If schools and personality tests were focused more on situations where distraction were given the attention distraction deserves, your life would have taken a more privileged turn. There is no telling where you might be at this moment or if, indeed, you would be writing this at any moment.

In many cases, gifted authors use distraction as a trampoline for suspense or tension, using artful shift in point of view or perspective, much as a magician or prestidigitator uses distraction to keep the viewer from seeing the mechanics of the narrative device we recognize as suspense.

These same gifted authors will take us up to the end of a scene in which a character is expected to make a decision or instead has taken a step where he has believed there to be firm footing, only to discover there is none.  The author shifts our focus to another character, in another place, perhaps even at an other time.  We are left, reluctant but intrigued, to follow the new character and the new situation.  We--most of us--understand we are being played, manipulated; we have as much as plunked down our money to be played and manipulated, much as we plunk down our money to be manipulated when visiting a chiropractor or masseuse. 

If you were to consult a dictionary for a definition of the literary term "anticlimax," you would in all probability come in contact with the word "distraction" as an approach leading to a definition.  Anticlimax is a distraction from what might otherwise have been a dramatic closure, which is to say a tie-up of as many loose ends as are likely to be tied.  The distraction muddies the effect brought about by the more agreeable ending or closure, injecting into the narrative the same, mindless spawn of events we so often experience in real life.

Most mornings, you awaken by design and deliberation or by the secondary outcome of having slept your full.  This morning, because you were up quite late the night before, you slept past the time you'd normally sleep your full.  Thus you awoke with the knowledge that Reality had gained a jump on you.  

Dozens, perhaps hundreds of events had already begun their course while you yet slept, meaning your time of waking, whenever it was, became a fraught time, a time of catch-up.  Indeed, there were things to be dealt with in the form of telephone and electronic messages of various sorts, requiring responses and action.  

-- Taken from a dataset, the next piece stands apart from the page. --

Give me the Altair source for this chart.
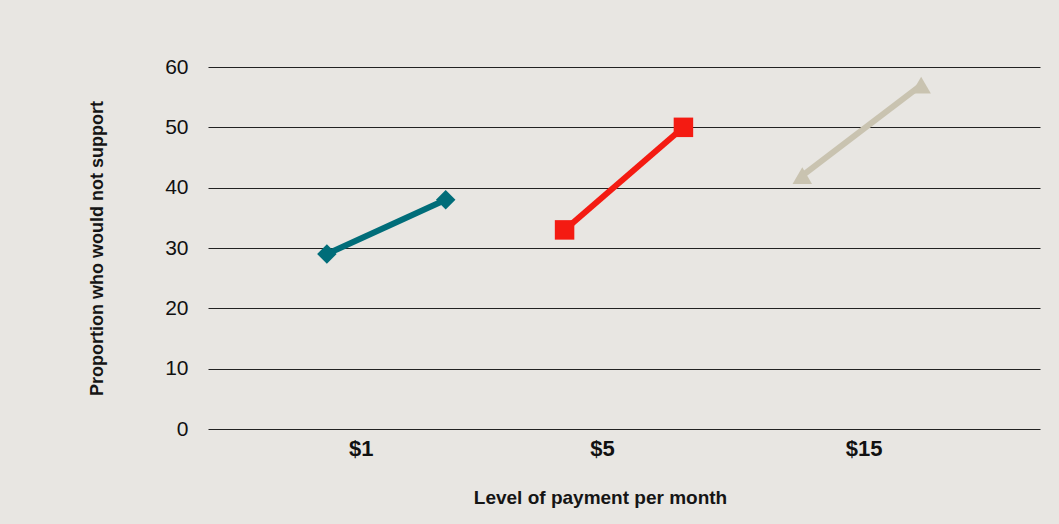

You could with some justification call these events distractions.  With equal ease, you could argue to The Cosmos--which is always too busy to listen or respond--that these distractions might not have happened or, if they were determined to happen, would not be so severe, had you not been distracted the night before with the result of you being up and working longer than ordinary.  

In some ways, your relationship with The Cosmos puts you in mind of the conflict between romantic partners when such matters as career, household management, care for children or addled adults cause distractions from the original romantic intent.

What seemed like a good idea at the time was in all probability a first-rate good idea, but it has now suffered attacks from the attack drones of distraction.

At this point in your life, you find your relationship with the Cosmos to reflect a remarkable similarity to a romantic relationship attacked by a swarm of hungry distractions.  There have been times when you felt a tangible sense of romantic bonding with The Cosmos and its cousin, Reality.

Now, The Cosmos is in effect miffed with you for asking of it the equivalent of "What's for dinner tonight?" instead of "Hey, we've both had a real day.  What say we go out for dinner?"

The Cosmos would like you to think you are remiss for not having asked that question.  But for all it matters, you know better.  You were distracted.  Try using that as an excuse.